PESHAWAR: The Malakand Chamber of Commerce and Industry has rejected the proposed 12 percent tax in the Finance Bill 2026–27 and the imposition of fixed taxes on traders in the merged districts, terming the measures “unjust and unacceptable”.
The chamber President Inamullah said that imposing taxes similar to those in Karachi and Lahore on the underdeveloped and security-affected merged districts amounted to “injustice” with the business community.
He stressed that the region’s fragile economic conditions and law and order situation were not conducive to such tax measures.Inamullah announced that traders’ bodies across the merged districts would jointly formulate a future course of action today, including the possibility of shutter-down strikes and protest demonstrations.
Meanwhile, sources said that the federal government has approved the Finance Bill 2026–27 with the support of its coalition partners, without incorporating opposition amendments. The new tax measures are set to come into effect from July 1, 2026.
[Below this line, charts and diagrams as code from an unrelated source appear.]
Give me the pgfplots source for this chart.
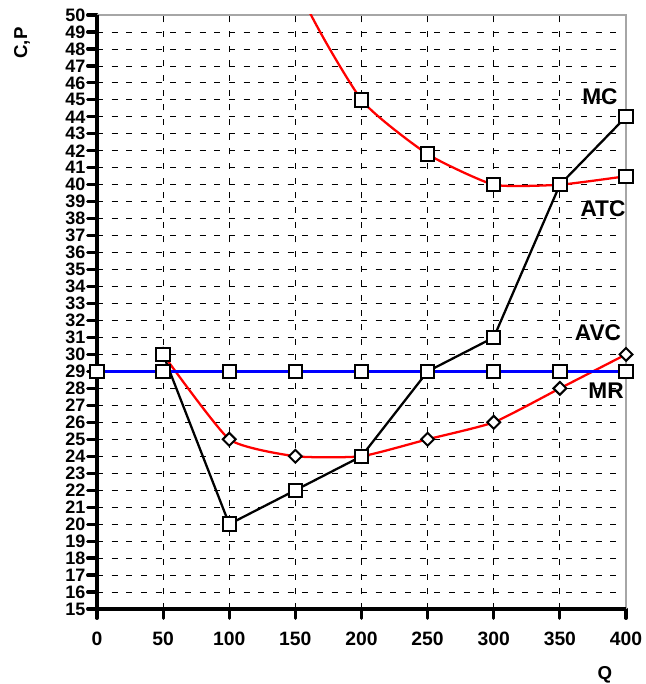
\documentclass[border=0pt]{standalone}
\usepackage{pgfplots}
\pgfplotsset{compat=1.18}
\usepackage{fontspec}
\setmainfont{Liberation Sans}
\begin{document}
\begin{tikzpicture}[x=1pt,y=1pt]
\useasboundingbox (-72.75,-56.25) rectangle (411,456.75);
\begin{axis}[
  at={(0,0)}, anchor=south west,
  scale only axis, width=396.75pt, height=445.5pt,
  xmin=0, xmax=400, ymin=15, ymax=50,
  xtick={0,50,...,400}, ytick={15,16,...,50},
  xtick pos=left, ytick pos=left,
  tick align=outside, major tick length=7pt,
  tick style={black, line width=2.4pt, line cap=round},
  grid=major,
  major grid style={black, line width=0.6pt, dash pattern=on 4.5pt off 6.5pt},
  axis line style={draw=none},
  clip=false,
  /pgf/number format/assume math mode=true,
  yticklabel style={font=\bfseries\fontsize{13.5}{13.5}\selectfont, inner xsep=1.5pt, inner ysep=0pt},
  xticklabel style={font=\bfseries\fontsize{14.5}{14.5}\selectfont, yshift=-7pt},
]
% frame
\draw[gray!70, line width=1.6pt] (rel axis cs:0,1) -- (rel axis cs:1,1) -- (rel axis cs:1,0);
\draw[black, line width=3pt] (rel axis cs:0,1) -- (rel axis cs:0,0) -- (rel axis cs:1,0);

% ATC (red, smooth, squares)
\begin{scope}
\clip (rel axis cs:0,0) rectangle (rel axis cs:1,1);
\addplot[red, line width=1.7pt, smooth, tension=0.3, mark=none] coordinates {
  (50,114) (100,67) (150,52) (200,45) (250,41.8) (300,40) (350,40) (400,40.5)};
\end{scope}
\addplot[only marks, mark=square*, mark size=5pt, mark options={fill=white, draw=black, line width=1.5pt}] coordinates {
  (200,45) (250,41.8) (300,40) (350,40) (400,40.5)};

% AVC (red, smooth, diamonds)
\addplot[red, line width=1.7pt, smooth, tension=0.3, mark=square*, mark size=3.4pt,
  mark options={rotate=45, fill=white, draw=black, line width=1.5pt, solid}] coordinates {
  (50,30) (100,25) (150,24) (200,24) (250,25) (300,26) (350,28) (400,30)};

% MC (black, squares)
\addplot[black, line width=1.7pt, mark=square*, mark size=5pt,
  mark options={fill=white, draw=black, line width=1.5pt}] coordinates {
  (50,30) (100,20) (150,22) (200,24) (250,29) (300,31) (350,40) (400,44)};

% MR (blue, squares)
\addplot[blue, line width=1.7pt, mark=square*, mark size=5pt,
  mark options={fill=white, draw=black, line width=1.5pt}] coordinates {
  (0,29) (50,29) (100,29) (150,29) (200,29) (250,29) (300,29) (350,29) (400,29)};

% labels
\node[font=\bfseries\fontsize{17}{17}\selectfont] at (axis cs:380.3,45.2) {MC};
\node[font=\bfseries\fontsize{17}{17}\selectfont] at (axis cs:382.6,38.57) {ATC};
\node[font=\bfseries\fontsize{17}{17}\selectfont] at (axis cs:378.8,31.3) {AVC};
\node[font=\bfseries\fontsize{17}{17}\selectfont] at (axis cs:384.9,27.85) {MR};
\node[font=\bfseries\fontsize{14}{14}\selectfont, rotate=90] at (axis cs:-56.7,48.35) {C,P};
\node[font=\bfseries\fontsize{14}{14}\selectfont] at (axis cs:384,11.1) {Q};
\end{axis}
\end{tikzpicture}
\end{document}
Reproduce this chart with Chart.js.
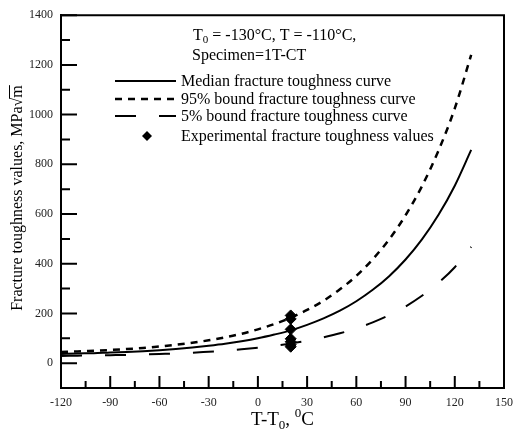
<!DOCTYPE html>
<html><head><meta charset="utf-8">
<script src="https://cdn.jsdelivr.net/npm/chart.js@4/dist/chart.umd.min.js"></script>
<style>html,body{margin:0;padding:0;background:#fff}</style>
</head><body>
<canvas id="c" width="521" height="430"></canvas>
<script>
// ---- data ----
const temps   = [-120,-110,-100,-90,-80,-70,-60,-50,-40,-30,-20,-10,0,10,20,30,40,50,60,70,80,90,100,110,120,130];
const median  = [37,39,40,43,45,48,52,57,63,70,78,88,100,115,132,154,180,211,249,295,350,417,498,596,714,858];
const upper95 = [45,47,50,53,57,61,67,74,82,92,104,118,136,157,183,214,251,297,351,418,498,595,712,854,1025,1240];
const lower5  = [29,30,31,32,33,35,37,39,42,46,50,56,62,69,79,90,104,120,140,164,193,228,271,323,386,468];
const expT    = [20,20,20,20,20,20,20];
const expK    = [192,178,136,98,86,74,66];
const xTickVals = [-120,-90,-60,-30,0,30,60,90,120,150];
const yTickVals = [0,200,400,600,800,1000,1200,1400];
const seriesLabels = ['Median fracture toughness curve','95% bound fracture toughness curve','5% bound fracture toughness curve','Experimental fracture toughness values'];

const SERIF = '"Liberation Serif","DejaVu Serif",serif';
const toXY = (xs, ys) => xs.map((x,i)=>({x:x, y:ys[i]}));

const framePlugin = {
  id:'frame',
  afterDraw(chart){
    const ctx = chart.ctx, a = chart.chartArea;
    const xs = chart.scales.x, ys = chart.scales.y;
    ctx.save();
    ctx.strokeStyle = '#000';
    // top & right border
    ctx.lineWidth = 2;
    ctx.beginPath();
    ctx.moveTo(a.left, a.top); ctx.lineTo(a.right, a.top); ctx.lineTo(a.right, a.bottom);
    ctx.stroke();
    // inward ticks
    ctx.lineWidth = 2;
    ctx.beginPath();
    for (let i=0;i<yTickVals.length;i++){
      const v = yTickVals[i], y = ys.getPixelForValue(v);
      ctx.moveTo(a.left, y); ctx.lineTo(a.left+16, y);
      const m = v - 100;
      if (m > ys.min){ const ym = ys.getPixelForValue(m); ctx.moveTo(a.left, ym); ctx.lineTo(a.left+9, ym); }
    }
    for (let i=0;i<xTickVals.length;i++){
      const v = xTickVals[i], x = xs.getPixelForValue(v);
      if (v > xs.min && v < xs.max){ ctx.moveTo(x, a.bottom); ctx.lineTo(x, a.bottom-12); }
      const m = v + 15;
      if (m < xs.max){ const xm = xs.getPixelForValue(m); ctx.moveTo(xm, a.bottom); ctx.lineTo(xm, a.bottom-7); }
    }
    ctx.stroke();

    // header text
    ctx.fillStyle = '#000';
    ctx.textBaseline = 'alphabetic';
    ctx.textAlign = 'left';
    const big = '16px '+SERIF, small = '11px '+SERIF, leg = '16px '+SERIF;
    let x = 193, y = 40;
    ctx.font = big; ctx.fillText('T', x, y); x += ctx.measureText('T').width;
    ctx.font = small; ctx.fillText('0', x, y+3); x += ctx.measureText('0').width;
    ctx.font = big; ctx.fillText(' = -130°C, T = -110°C,', x, y);
    ctx.fillText('Specimen=1T-CT', 192, 60);

    // legend rows
    const rows = [86, 104, 121, 141];
    const ds = chart.data.datasets;
    for (let i=0;i<4;i++){
      const ly = rows[i] - 5;
      const d = ds[i];
      if (i < 3){
        ctx.save();
        ctx.lineWidth = d.borderWidth; ctx.strokeStyle = d.borderColor;
        ctx.setLineDash(d.borderDash || []);
        ctx.beginPath(); ctx.moveTo(115, ly); ctx.lineTo(176, ly); ctx.stroke();
        ctx.restore();
      } else {
        ctx.beginPath();
        ctx.moveTo(147, ly-5); ctx.lineTo(152, ly); ctx.lineTo(147, ly+5); ctx.lineTo(142, ly); ctx.closePath();
        ctx.fill();
      }
      ctx.font = leg;
      ctx.fillText(seriesLabels[i], 181, rows[i]);
    }

    // x title
    const tBig = '19px '+SERIF, tSmall = '13px '+SERIF;
    const parts = [['T-T',tBig,0],['0',tSmall,4],[', ',tBig,0],['0',tSmall,-8],['C',tBig,0]];
    let w = 0;
    parts.forEach(p=>{ctx.font=p[1]; w += ctx.measureText(p[0]).width;});
    x = (a.left + a.right)/2 - w/2; y = 425;
    parts.forEach(p=>{ctx.font=p[1]; ctx.fillText(p[0], x, y+p[2]); x += ctx.measureText(p[0]).width;});

    // y title
    ctx.save();
    ctx.translate(22, 198);
    ctx.rotate(-Math.PI/2);
    ctx.font = '16px '+SERIF;
    const s1 = 'Fracture toughness values, MPa√', s2 = 'm';
    const w1 = ctx.measureText(s1).width, w2 = ctx.measureText(s2).width;
    const x0 = -(w1+w2)/2;
    ctx.fillText(s1, x0, 0);
    ctx.fillText(s2, x0+w1, 0);
    ctx.lineWidth = 1;
    ctx.beginPath(); ctx.moveTo(x0+w1-1, -12.5); ctx.lineTo(x0+w1+w2, -12.5); ctx.stroke();
    ctx.restore();

    ctx.restore();
  }
};

new Chart(document.getElementById('c'), {
  type:'scatter',
  data:{ datasets:[
    {label:seriesLabels[0], data:toXY(temps, median), showLine:true, borderColor:'#000', borderWidth:2, pointRadius:0, cubicInterpolationMode:'monotone', fill:false},
    {label:seriesLabels[1], data:toXY(temps, upper95), showLine:true, borderColor:'#000', borderWidth:2.5, borderDash:[7,6], pointRadius:0, cubicInterpolationMode:'monotone', fill:false},
    {label:seriesLabels[2], data:toXY(temps, lower5), showLine:true, borderColor:'#000', borderWidth:2, borderDash:[21,23], pointRadius:0, cubicInterpolationMode:'monotone', fill:false},
    {label:seriesLabels[3], data:toXY(expT, expK), showLine:false, pointStyle:'rectRot', pointRadius:5.5, backgroundColor:'#000', borderColor:'#000', borderWidth:1}
  ]},
  options:{
    responsive:false, animation:false, devicePixelRatio:1,
    layout:{padding:{top:14, right:10, left:0, bottom:0}},
    plugins:{legend:{display:false}, tooltip:{enabled:false}},
    scales:{
      x:{type:'linear', min:-120, max:150,
         afterBuildTicks:s=>{s.ticks = xTickVals.map(v=>({value:v}));},
         afterFit:s=>{s.height = 42;},
         grid:{display:false, drawTicks:false},
         border:{display:true, color:'#000', width:2},
         ticks:{padding:8, color:'#222', font:{family:SERIF, size:12}, maxRotation:0, callback:v=>String(v)}},
      y:{type:'linear', min:-100, max:1400,
         afterBuildTicks:s=>{s.ticks = yTickVals.map(v=>({value:v}));},
         afterFit:s=>{s.width = 61;},
         grid:{display:false, drawTicks:false},
         border:{display:true, color:'#000', width:2},
         ticks:{padding:8, color:'#222', font:{family:SERIF, size:12}, callback:v=>String(v)}}
    }
  },
  plugins:[framePlugin]
});
</script>
</body></html>
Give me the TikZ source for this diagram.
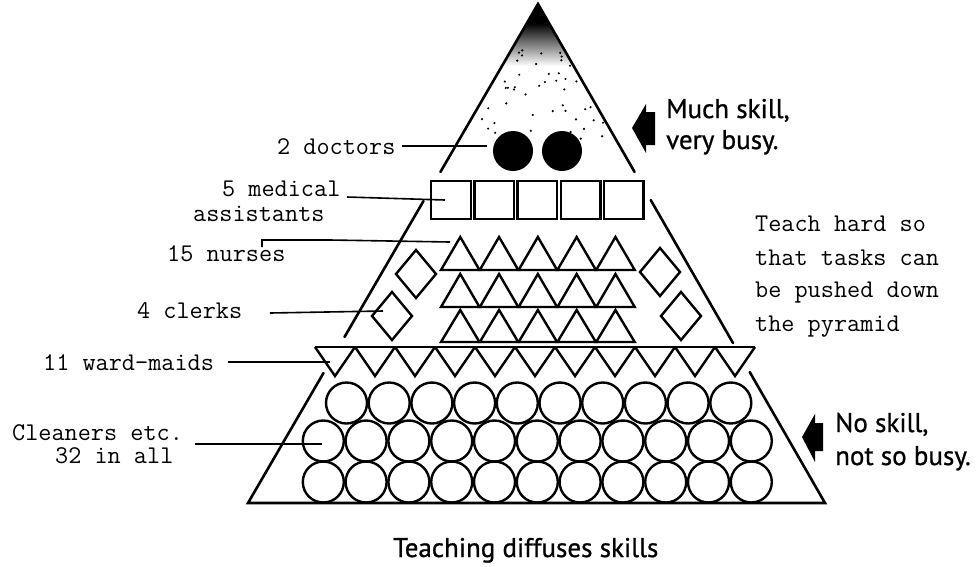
\documentclass[tikz,border=0pt]{standalone}
\usepackage{fontspec}
\newfontfamily\hsans[FakeBold=0.8]{PT Sans}
\usetikzlibrary{calc}
\begin{document}
\begin{tikzpicture}[x=1pt,y=-1pt,
  edge/.style={line width=2.6pt, line cap=round},
  shp/.style={draw, line width=2.4pt, line join=miter},
  lead/.style={line width=1.6pt},
  mono/.style={font=\fontsize{25.5}{30}\selectfont\ttfamily, inner sep=0pt, anchor=base west},
  sanslab/.style={font=\fontsize{27}{30}\selectfont\hsans, inner sep=0pt, anchor=base west},
  disc/.style={circle, fill=black, minimum size=40pt, inner sep=0pt},
  sq/.style={draw, line width=2.4pt, minimum width=39.5pt, minimum height=38pt, inner sep=0pt, anchor=north west},
  ring/.style={circle, draw, line width=2.4pt, minimum size=41pt, inner sep=0pt}]
\useasboundingbox (0,0) rectangle (979,566);

% apex shading
\begin{scope}
\clip (538,4) -- (248,503) -- (825,503) -- cycle;
\fill (400,4) rectangle (680,24);
\shade[top color=black, middle color=black!75, bottom color=white] (400,23) rectangle (680,66);
\pgfmathsetseed{7}
\foreach \k in {1,...,45}{
  \pgfmathsetmacro\yy{50+90*rnd}
  \pgfmathsetmacro\xx{538+(2*rnd-1)*0.55*(\yy-4)}
  \fill (\xx,\yy) circle (1.2pt);
}
\end{scope}

% pyramid edges
\draw[edge] (440.4,172) -- (538,4) -- (634.6,172);
\draw[edge] (423.5,201) -- (344.5,337);
\draw[edge] (650.7,200) -- (733,343);
\draw[edge] (323.5,373) -- (248,503) -- (825,503) -- (749.7,372);

% doctors
\node[disc] (d1) at (513,151) {};
\node[disc] (d2) at (562,151) {};

% medical assistants
\foreach \i in {0,...,4}{
  \node[sq] (s\i) at (430+43.2*\i,180) {};
}

% nurses
\foreach \r/\ya/\yb in {0/237/270,1/274/307,2/310/342}{
  \foreach \i in {0,...,4}{
    \draw[shp] (441+38.8*\i,\yb) -- (460.25+38.8*\i,\ya) -- (479.5+38.8*\i,\yb) -- cycle;
  }
}

% clerks
\foreach \cx/\cy in {416/274,392/316,660/272,681/316}{
  \draw[shp] (\cx-20,\cy) -- (\cx,\cy-24) -- (\cx+20,\cy) -- (\cx,\cy+24) -- cycle;
}

% ward-maids
\draw[shp] (315,347) -- (755,347);
\foreach \i in {0,...,10}{
  \draw[shp] (315+40*\i,347) -- (335+40*\i,376) -- (355+40*\i,347);
}

% cleaners
\foreach \i in {0,...,9}{
  \node[ring] (ca\i) at (346.5+42.7*\i,403) {};
}
\foreach \i in {0,...,10}{
  \node[ring] (cb\i) at (323.3+42.8*\i,441) {};
  \node[ring] (cc\i) at (323.3+42.8*\i,482) {};
}

% left labels
\node[mono] (ldoc) at (277,154) {2 doctors};
\node[mono] (lmed) at (222,196) {5 medical};
\node[mono] (lass) at (193,221) {assistants};
\node[mono] (lnur) at (167,261) {15 nurses};
\node[mono] (lcle) at (137,318) {4 clerks};
\node[mono] (lwar) at (43,370) {11 ward-maids};
\node[mono] (lcl1) at (12,440) {Cleaners etc.};
\node[mono] (lcl2) at (55,463) {32 in all};

\coordinate (sdoc) at (402,146);
\coordinate (edoc) at (487,146);
\coordinate (smed) at (347,197);
\coordinate (emed) at (445,200);
\coordinate (snur) at (262,247);
\coordinate (enur) at (450,242);
\coordinate (scle) at (270,313);
\coordinate (ecle) at (383,311);
\coordinate (swar) at (228,362);
\coordinate (ewar) at (330,362);
\coordinate (scln) at (195,444);
\coordinate (ecln) at (322,444);

\draw[lead] (sdoc) -- (edoc);
\draw[lead] (smed) -- (emed);
\draw[lead] (snur) -- (262,240) -- (330,240) -- (enur);
\draw[lead] (scle) -- (ecle);
\draw[lead] (swar) -- (ewar);
\draw[lead] (scln) -- (ecln);

% right notes
\fill (632,128) -- (646,104) -- (646,112) -- (655,112) -- (655,145) -- (646,145) -- (646,153) -- cycle;
\node[sanslab] (much1) at (666,118) {Much skill,};
\node[sanslab] (much2) at (666,149) {very busy.};

\fill (802,437) -- (815,414) -- (815,423) -- (823,423) -- (823,451) -- (815,451) -- (815,462) -- cycle;
\node[sanslab] (no1) at (835,432) {No skill,};
\node[sanslab] (no2) at (835,465) {not so busy.};

\node[mono] (t1) at (755,231) {Teach hard so};
\node[mono] (t2) at (755,265) {that tasks can};
\node[mono] (t3) at (755,297) {be pushed down};
\node[mono] (t4) at (755,331) {the pyramid};

\node[sanslab] (cap) at (393,557) {Teaching diffuses skills};
\end{tikzpicture}
\end{document}
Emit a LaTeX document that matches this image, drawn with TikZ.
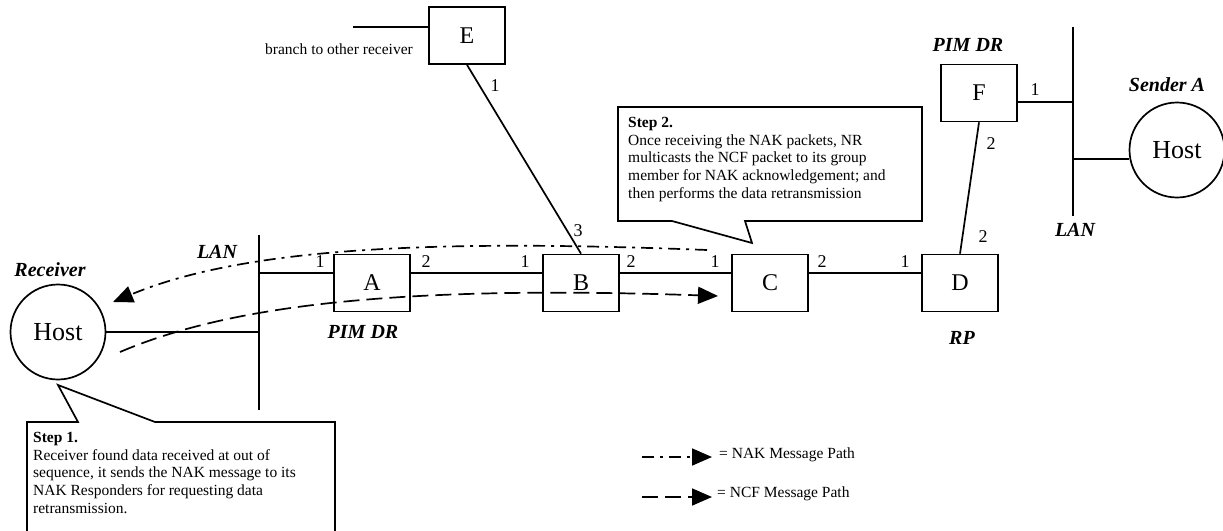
\documentclass[tikz,border=0pt]{standalone}
\usepackage{fontspec}
\setmainfont{Liberation Serif}
\usetikzlibrary{arrows.meta}

\tikzset{
  router/.style={draw, line width=1.7pt, minimum width=76pt, minimum height=57pt, inner sep=0pt, font=\fontsize{24}{24}\selectfont},
  host/.style={draw, circle, line width=1.7pt, minimum size=95pt, inner sep=0pt, font=\fontsize{26}{26}\selectfont},
  link/.style={line width=1.7pt},
  tag/.style={font=\fontsize{20}{20}\selectfont\bfseries\itshape},
  port/.style={font=\fontsize{18}{18}\selectfont, inner sep=0pt},
  note/.style={font=\fontsize{15.5}{17.7}\selectfont, align=left, inner sep=0pt, anchor=north west},
  nakpath/.style={line width=1.7pt, dash pattern=on 12pt off 6pt on 3pt off 6pt, -{Triangle[length=20pt,width=17pt]}},
  ncfpath/.style={line width=1.7pt, dash pattern=on 16pt off 7pt, -{Triangle[length=20pt,width=17pt]}}
}

\begin{document}
\begin{tikzpicture}[x=1pt,y=-1pt]
\useasboundingbox (0,0) rectangle (1223,530);
% routers and hosts
\node[router] (A) at (372,283) {A};
\node[router] (B) at (581,283) {B};
\node[router] (C) at (770,283) {C};
\node[router] (D) at (960,283) {D};
\node[router] (E) at (467,35.5) {E};
\node[router] (F) at (979,93) {F};
\node[host] (recv) at (58,332) {Host};
\node[host] (sender) at (1177,150) {Host};
% LAN segments
\coordinate (lanLtop) at (259,235);
\coordinate (lanLbot) at (259,410);
\coordinate (lanRtop) at (1073,27);
\coordinate (lanRbot) at (1073,216);
\coordinate (lanRh) at (1073,159);
\coordinate (branch) at (353,27);
\draw[line width=2pt] (lanLtop) -- (lanLbot);
\draw[line width=2pt] (lanRtop) -- (lanRbot);
% links
\draw[link] (recv.east) -- (recv.east -| lanLtop);
\draw[link] ([yshift=10pt]A.west -| lanLtop) -- ([yshift=10pt]A.west);
\draw[link] ([yshift=10pt]A.east) -- ([yshift=10pt]B.west);
\draw[link] ([yshift=10pt]B.east) -- ([yshift=10pt]C.west);
\draw[link] ([yshift=10pt]C.east) -- ([yshift=10pt]D.west);
\draw[link] (E.south) -- (B.north);
\draw[link] (F.south) -- (D.north);
\draw[link] ([yshift=-9pt]F.east) -- ([yshift=-9pt]F.east -| lanRtop);
\draw[link] (lanRh) -- (lanRh -| sender.west);
\draw[link] (branch) -- ([yshift=8.5pt]E.west);
\node[font=\fontsize{15.5}{15.5}\selectfont, inner sep=0pt] (branchtxt) at (339,49) {branch to other receiver};
% port numbers
\node[port] at (320,262) {1};
\node[port] at (426,262) {2};
\node[port] at (525,262) {1};
\node[port] at (631,262) {2};
\node[port] at (715,262) {1};
\node[port] at (822,262) {2};
\node[port] at (905,262) {1};
\node[port] at (495,86) {1};
\node[port] at (578,231) {3};
\node[port] at (991,144) {2};
\node[port] at (983,237) {2};
\node[port] at (1035,90) {1};
% names
\node[tag] at (50,270) {Receiver};
\node[tag] at (217,252) {LAN};
\node[tag] at (363,332) {PIM DR};
\node[tag] at (962,338) {RP};
\node[tag] at (968,45) {PIM DR};
\node[tag] at (1167,85) {Sender A};
\node[tag] at (1075,230) {LAN};
% callouts
\draw[link] (27,531) -- (27,422) -- (78,422) -- (58,385) -- (155,422) -- (335,422) -- (335,531);
\node[note] (step1) at (33,432) {\textbf{Step 1.}\\Receiver found data received at out of\\sequence, it sends the NAK message to its\\NAK Responders for requesting data\\retransmission.};
\draw[link] (618,107) -- (922,107) -- (922,221) -- (745,221) -- (752,243) -- (672,221) -- (618,221) -- cycle;
\node[note] (step2) at (628,117) {\textbf{Step 2.}\\Once receiving the NAK packets, NR\\multicasts the NCF packet to its group\\member for NAK acknowledgement; and\\then performs the data retransmission};
% message paths
\coordinate (nakS) at (707,250);
\coordinate (nakT) at (113,302);
\coordinate (ncfS) at (120,352);
\coordinate (ncfT) at (718,296);
\draw[nakpath] (nakS) .. controls (450,240) and (250,245) .. (nakT);
\draw[ncfpath] (ncfS) .. controls (230,305) and (400,285) .. (ncfT);
% legend
\coordinate (lg1a) at (642,457);
\coordinate (lg1b) at (712,457);
\coordinate (lg2a) at (642,497);
\coordinate (lg2b) at (712,497);
\draw[nakpath] (lg1a) -- (lg1b);
\draw[ncfpath] (lg2a) -- (lg2b);
\node[font=\fontsize{15.5}{15.5}\selectfont, anchor=west, inner sep=0pt] (lg1txt) at (719,455) {= NAK Message Path};
\node[font=\fontsize{15.5}{15.5}\selectfont, anchor=west, inner sep=0pt] (lg2txt) at (717,494) {= NCF Message Path};
\end{tikzpicture}
\end{document}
The budget reportedly includes the withdrawal of tax exemptions previously granted to the merged tribal districts, an increase in sales tax from 10 to 12 percent on industrial units, and the imposition of a fixed tax of Rs25,000 on traders from Karachi to Chitral.
It also introduces taxes on utility bills, while steps are being taken to extend taxation to NCP vehicle registration and customs-related matters.A meeting of traders’ associations and chambers of commerce from the merged districts has been convened in Malakand to devise a joint protest strategy.
Inamullah said a strong protest movement would be launched against the new taxation measures.He vowed to mobilize traders across all district headquarters in the merged areas for demonstrations and shutdowns in the coming days.